At the end of each issue we like to leave you with a brief interview conducted with a entrepreneur whose character and journey inspire us. Today, we welcome Jeff Sandefer, a master teacher and co-founder of the Acton School of Business.
Jeff Sandefer is an entrepreneur. He started his first business at the ripe young age of sixteen. After high school, Sandefer earned a degree in petroleum engineering from the University of Texas. He then went on to earn an MBA from Harvard Business School.
Following his upbringing in the oil fields of west Texas, Jeff founded Sandefer Offshore, an offshore oil and gas company anchored to the principle of agility. In five short years before Sandefer turned 30, the company generated hundreds of millions of dollars in profits. Following his adventures in prospecting, Sandefer went on to run Sandefer Capital Partners, a half-billion dollar energy investment fund.
Since then, and for the better part of two decades, Sandefer has dedicated his life to sharing his learnings and teachings with students of entrepreneurship. He’s won several teaching honors in the process including being named one of Businessweek’s top entrepreneurship professors in America and one of the top fifteen business professors in the world by The Economist, in addition to the respect of hundreds of students and budding entrepreneurs that have had the privilege of being guided by him.
The way we’ve heard the story, you elected to be an entrepreneur from a very young age. Tell us about that and how you found your entrepreneurial calling.
I started my first real business at age sixteen. For the previous two summers, I had worked as a day laborer in the oil fields painting storage tanks, and was willing to do almost anything to get out of the hot West Texas sun. While working for minimum wage, I noticed most of my coworkers spent more time loafing than working, leaving expensive equipment idle. So, I hired our high school football coaches and instead of paying by the hour, paid based on the number of tanks painted. Instead of painting a set of tanks every three days, the coaches and their football players underneath them painted three sets of tanks each day – a 900% increase in productivity.
We cut prices for our services a third below market and still made an 80% profit margin.
The lesson? Incentives matter. A lot.
As far as an entrepreneurial calling, I think we all weave the threads of our lives into callings that seem clearer in retrospect. The key for me is to always be honing my gifts, using them in a way I enjoy, to serve others and solve a deep burning need in the world.
Right now, in addition to leading Socratic discussions in the Acton MBA program, I’m serving as a middle and high school Guide (teacher), working in the trenches to help design a new way to deliver transformational learning to young heroes.
Jeff, you’ve run and advised countless companies in disparate industries and fields of study. What is the unifying principle that guides or transcends your work with each venture?
For bootstrapped businesses: listen to your customer and deliver more than you promise; create sales and operational processes and keep de-bottlenecking them; compete on quality and not price; and, focus on engaging world-class people because one extraordinarily talented and driven person is worth a hundred average ones.
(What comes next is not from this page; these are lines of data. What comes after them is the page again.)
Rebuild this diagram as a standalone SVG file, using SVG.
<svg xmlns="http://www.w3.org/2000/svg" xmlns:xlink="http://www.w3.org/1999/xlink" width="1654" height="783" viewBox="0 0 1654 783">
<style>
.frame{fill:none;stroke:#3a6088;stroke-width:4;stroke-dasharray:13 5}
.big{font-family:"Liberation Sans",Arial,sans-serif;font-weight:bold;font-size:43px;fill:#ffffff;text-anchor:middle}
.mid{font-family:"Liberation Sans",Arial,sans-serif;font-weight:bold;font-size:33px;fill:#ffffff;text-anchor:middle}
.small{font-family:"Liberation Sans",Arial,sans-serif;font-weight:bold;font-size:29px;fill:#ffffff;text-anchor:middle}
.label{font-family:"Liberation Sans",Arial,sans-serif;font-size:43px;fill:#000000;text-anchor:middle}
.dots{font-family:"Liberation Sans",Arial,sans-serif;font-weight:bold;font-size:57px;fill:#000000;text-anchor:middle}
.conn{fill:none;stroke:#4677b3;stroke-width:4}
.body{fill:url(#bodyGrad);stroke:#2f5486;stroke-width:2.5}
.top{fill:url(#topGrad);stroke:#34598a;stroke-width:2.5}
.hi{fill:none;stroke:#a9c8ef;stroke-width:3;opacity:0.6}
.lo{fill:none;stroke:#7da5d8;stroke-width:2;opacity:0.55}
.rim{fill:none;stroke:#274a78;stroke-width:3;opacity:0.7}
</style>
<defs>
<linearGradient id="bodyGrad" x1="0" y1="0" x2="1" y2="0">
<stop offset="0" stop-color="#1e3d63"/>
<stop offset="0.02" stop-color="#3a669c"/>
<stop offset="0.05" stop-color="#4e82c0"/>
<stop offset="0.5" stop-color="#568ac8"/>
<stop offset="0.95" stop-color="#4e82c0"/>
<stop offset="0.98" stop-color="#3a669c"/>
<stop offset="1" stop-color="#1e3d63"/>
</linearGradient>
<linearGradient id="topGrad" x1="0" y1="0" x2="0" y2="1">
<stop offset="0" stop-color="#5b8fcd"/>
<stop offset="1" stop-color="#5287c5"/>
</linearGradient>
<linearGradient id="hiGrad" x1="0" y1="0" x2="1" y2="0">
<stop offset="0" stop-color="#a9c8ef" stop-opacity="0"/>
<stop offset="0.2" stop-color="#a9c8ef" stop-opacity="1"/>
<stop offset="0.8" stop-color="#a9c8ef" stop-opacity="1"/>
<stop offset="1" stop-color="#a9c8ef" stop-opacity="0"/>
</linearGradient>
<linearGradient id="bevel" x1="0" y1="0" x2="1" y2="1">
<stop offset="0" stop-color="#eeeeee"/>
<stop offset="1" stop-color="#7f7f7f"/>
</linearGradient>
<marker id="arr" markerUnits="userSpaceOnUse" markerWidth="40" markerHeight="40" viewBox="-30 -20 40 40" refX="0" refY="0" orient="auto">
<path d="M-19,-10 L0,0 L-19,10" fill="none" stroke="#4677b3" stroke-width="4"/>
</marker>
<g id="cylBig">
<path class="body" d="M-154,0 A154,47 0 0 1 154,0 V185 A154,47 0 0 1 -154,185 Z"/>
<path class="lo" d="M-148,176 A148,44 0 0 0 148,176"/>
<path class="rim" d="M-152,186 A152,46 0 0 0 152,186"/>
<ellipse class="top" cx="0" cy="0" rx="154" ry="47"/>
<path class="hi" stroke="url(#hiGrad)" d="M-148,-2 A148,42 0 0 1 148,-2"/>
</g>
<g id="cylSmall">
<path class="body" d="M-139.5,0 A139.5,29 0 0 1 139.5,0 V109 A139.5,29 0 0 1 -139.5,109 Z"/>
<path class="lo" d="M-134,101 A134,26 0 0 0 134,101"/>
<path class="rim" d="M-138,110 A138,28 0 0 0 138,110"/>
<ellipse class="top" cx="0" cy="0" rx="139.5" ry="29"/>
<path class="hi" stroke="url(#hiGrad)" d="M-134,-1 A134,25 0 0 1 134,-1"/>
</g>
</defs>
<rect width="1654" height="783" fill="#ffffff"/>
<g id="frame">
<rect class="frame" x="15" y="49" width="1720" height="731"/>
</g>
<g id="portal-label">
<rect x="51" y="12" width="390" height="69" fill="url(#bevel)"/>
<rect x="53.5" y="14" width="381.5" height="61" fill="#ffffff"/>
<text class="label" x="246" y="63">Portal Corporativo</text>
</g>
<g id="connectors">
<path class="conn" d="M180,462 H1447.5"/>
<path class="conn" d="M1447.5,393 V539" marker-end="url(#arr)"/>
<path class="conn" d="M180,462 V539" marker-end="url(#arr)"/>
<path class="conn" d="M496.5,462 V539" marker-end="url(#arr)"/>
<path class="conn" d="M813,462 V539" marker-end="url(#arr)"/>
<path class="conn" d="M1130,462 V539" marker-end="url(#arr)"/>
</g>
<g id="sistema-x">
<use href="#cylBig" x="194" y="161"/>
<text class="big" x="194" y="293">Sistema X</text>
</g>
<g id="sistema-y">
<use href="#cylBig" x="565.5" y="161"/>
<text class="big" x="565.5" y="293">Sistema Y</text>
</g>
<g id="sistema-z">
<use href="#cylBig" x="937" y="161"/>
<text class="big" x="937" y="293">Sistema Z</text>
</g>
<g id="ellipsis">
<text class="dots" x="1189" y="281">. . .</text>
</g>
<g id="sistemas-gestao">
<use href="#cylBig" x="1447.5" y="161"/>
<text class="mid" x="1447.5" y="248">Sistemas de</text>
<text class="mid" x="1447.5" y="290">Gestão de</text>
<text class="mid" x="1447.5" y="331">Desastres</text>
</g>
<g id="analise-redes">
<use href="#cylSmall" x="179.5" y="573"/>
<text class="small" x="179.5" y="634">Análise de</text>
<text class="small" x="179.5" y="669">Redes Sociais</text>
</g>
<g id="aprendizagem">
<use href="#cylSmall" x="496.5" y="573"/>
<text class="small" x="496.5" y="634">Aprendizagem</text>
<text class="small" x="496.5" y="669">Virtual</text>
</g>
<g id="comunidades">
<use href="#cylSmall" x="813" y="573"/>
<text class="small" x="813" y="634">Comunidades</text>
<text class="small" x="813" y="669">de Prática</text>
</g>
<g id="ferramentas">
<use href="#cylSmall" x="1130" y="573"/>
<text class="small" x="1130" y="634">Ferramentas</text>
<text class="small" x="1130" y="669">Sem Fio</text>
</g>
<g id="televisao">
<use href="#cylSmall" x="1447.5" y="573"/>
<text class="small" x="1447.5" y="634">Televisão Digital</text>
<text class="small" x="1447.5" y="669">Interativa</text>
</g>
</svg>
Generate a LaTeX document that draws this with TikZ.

For asset-based businesses: invest time to completely understand the market, cycles and players; negotiate the purchase, preferably after a busted auction has demoralized a seller; work hard to improve the asset or assemble a collection where the parts are worth more than the whole; and sell at an auction when people just have to own your type of asset.
Above all – the opportunity has to fit my gifts and where I care about adding value.
We read stories every day about entrepreneurial victories, but we don’t often hear about the stumbles, breakdowns, and missteps. If you wouldn’t mind sharing, what was the single most difficult obstacle you’ve overcome in your entrepreneurial journey?
My biggest personal failure was an early divorce, because it meant I had to live three blocks away from our daughter. Of course, a short time later I met Laura, which has meant sixteen years of being married to the love of my life and my best friend. But it still hurts not to be able to protect your young daughter when that’s your most important assignment.
On the business side, I’ve made plenty of mistakes, but hard work and perseverance – and being careful to limit the downside of any one bet – has overcome any stumbles.
Right now I’m struggling to understand why parents and young people “hire” a high school, and how we can design a learning environment that’s ten times more enjoyable and powerful.
There are more students of entrepreneurship today than ever. Why do you personally teach?
I learn something every time I lead a Socratic discussion, where collectively the people in the room are thirty to fifty times smarter than I am.
Are entrepreneurs born or made?
Made. I believe each person has a spark of entrepreneurship deep inside of them. But it takes a relentless dedication to discovering your gifts, honing them and applying them in the real world competition to become a successful entrepreneur.
You’ve said that a good name is more desirable than great riches. What does your name stand for? What continues to drive you?
Other people will have to answer the question of what my name stands for – I only pray Laura and my sons and my daughter have a good answer.
I’m driven by problems that need solving where I can make a difference, freed from the influence of corrupt politicians and rent seeking bureaucrats.
What is the final compelling question you’d leave our readers with today?
Life is short. Where will you invest time in a deliberate, sustained practice to make sure you aren’t wasting yours?